▶ Work instructions
Copy each line with the word "LaTeX" in it.

::: Input data :::

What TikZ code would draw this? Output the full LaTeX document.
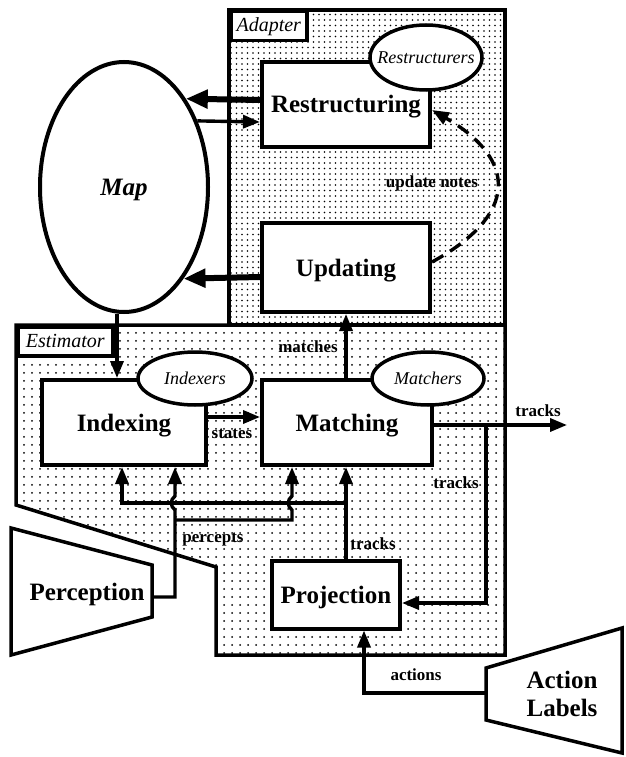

:::
::: Input data :::

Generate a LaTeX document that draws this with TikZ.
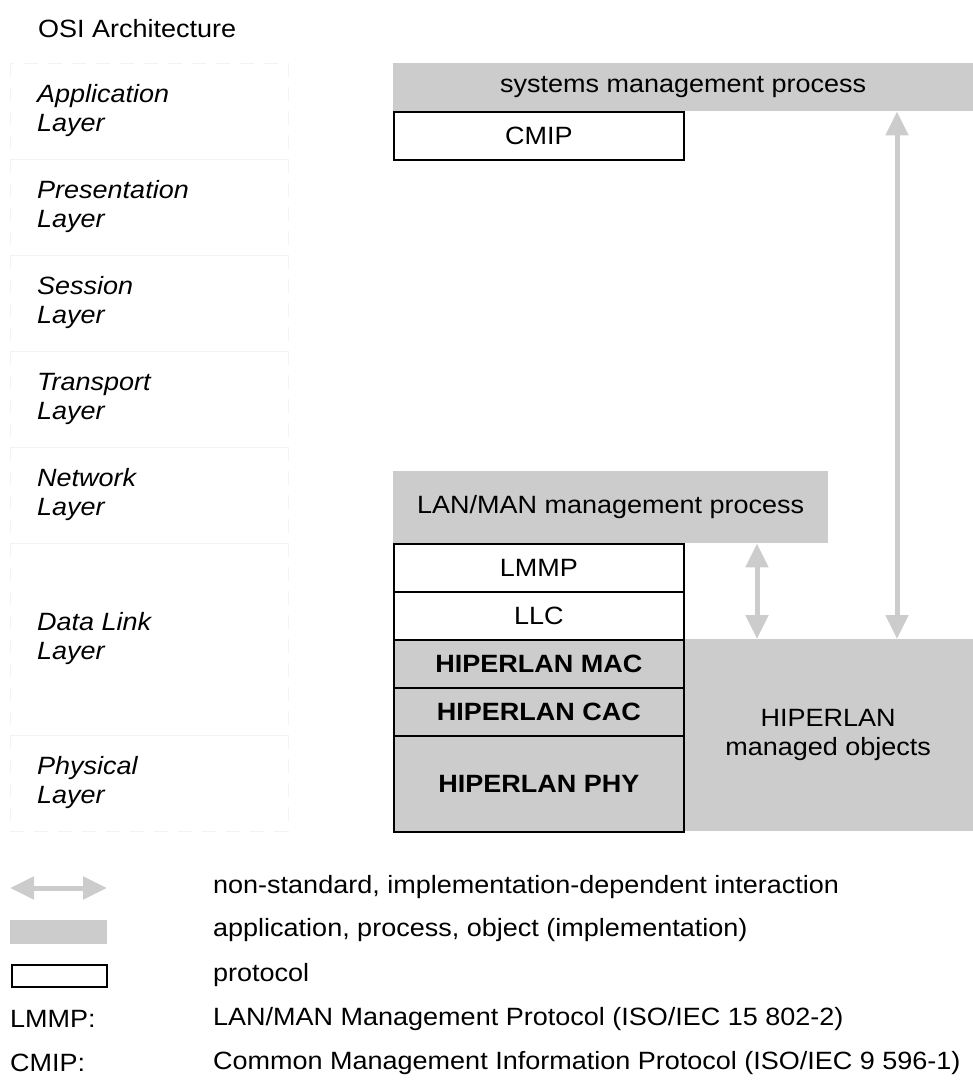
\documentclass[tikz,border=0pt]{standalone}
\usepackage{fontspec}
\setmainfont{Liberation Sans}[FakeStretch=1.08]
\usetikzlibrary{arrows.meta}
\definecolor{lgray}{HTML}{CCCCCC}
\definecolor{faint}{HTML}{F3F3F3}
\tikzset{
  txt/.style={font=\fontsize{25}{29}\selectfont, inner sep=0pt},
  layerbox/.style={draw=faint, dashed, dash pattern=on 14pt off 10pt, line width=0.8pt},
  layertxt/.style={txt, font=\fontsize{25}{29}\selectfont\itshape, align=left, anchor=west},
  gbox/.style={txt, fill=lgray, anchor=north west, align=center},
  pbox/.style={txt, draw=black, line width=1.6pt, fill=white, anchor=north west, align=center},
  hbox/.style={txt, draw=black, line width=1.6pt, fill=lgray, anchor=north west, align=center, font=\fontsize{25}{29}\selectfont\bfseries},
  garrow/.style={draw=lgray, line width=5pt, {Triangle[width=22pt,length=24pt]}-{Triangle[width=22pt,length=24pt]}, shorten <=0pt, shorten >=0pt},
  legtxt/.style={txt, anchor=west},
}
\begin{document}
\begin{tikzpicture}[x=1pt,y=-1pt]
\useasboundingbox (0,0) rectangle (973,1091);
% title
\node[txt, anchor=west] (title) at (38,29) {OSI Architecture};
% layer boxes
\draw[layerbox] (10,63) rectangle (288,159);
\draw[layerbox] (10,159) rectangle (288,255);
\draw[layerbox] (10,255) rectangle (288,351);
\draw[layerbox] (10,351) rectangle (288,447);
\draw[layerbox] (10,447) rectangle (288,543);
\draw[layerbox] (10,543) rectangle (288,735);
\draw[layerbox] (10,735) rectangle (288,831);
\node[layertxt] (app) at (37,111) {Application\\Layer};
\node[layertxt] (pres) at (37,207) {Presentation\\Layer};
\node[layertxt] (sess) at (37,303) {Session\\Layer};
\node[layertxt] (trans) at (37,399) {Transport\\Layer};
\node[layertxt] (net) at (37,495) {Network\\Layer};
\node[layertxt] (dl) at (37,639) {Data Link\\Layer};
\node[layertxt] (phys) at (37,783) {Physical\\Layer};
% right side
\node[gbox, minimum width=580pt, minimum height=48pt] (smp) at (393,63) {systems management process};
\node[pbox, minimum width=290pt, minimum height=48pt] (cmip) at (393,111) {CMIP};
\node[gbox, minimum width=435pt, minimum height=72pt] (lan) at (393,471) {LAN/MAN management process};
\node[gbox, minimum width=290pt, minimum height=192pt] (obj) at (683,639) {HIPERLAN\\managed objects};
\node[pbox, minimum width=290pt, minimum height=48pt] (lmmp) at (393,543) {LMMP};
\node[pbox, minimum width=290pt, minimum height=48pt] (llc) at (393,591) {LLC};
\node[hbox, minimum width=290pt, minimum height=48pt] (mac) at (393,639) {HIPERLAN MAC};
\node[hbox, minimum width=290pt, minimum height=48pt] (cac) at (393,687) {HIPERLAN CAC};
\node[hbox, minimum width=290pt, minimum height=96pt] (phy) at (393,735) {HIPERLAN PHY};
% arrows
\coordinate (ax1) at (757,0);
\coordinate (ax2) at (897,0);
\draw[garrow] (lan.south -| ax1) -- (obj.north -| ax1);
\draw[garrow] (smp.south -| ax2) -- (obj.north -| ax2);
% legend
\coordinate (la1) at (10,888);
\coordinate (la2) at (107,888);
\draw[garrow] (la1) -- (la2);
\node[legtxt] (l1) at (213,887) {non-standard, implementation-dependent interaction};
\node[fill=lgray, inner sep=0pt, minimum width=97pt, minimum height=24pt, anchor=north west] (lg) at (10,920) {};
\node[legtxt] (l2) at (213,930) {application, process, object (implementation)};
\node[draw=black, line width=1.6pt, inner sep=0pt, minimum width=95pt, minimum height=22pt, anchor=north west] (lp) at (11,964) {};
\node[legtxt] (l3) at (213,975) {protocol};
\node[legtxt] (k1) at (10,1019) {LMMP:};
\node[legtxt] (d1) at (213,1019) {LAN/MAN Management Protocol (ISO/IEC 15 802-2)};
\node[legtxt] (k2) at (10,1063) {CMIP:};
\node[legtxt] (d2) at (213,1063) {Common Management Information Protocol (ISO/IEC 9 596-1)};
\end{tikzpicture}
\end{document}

:::

▶ Complete output
What TikZ code would draw this? Output the full LaTeX document.
Generate a LaTeX document that draws this with TikZ.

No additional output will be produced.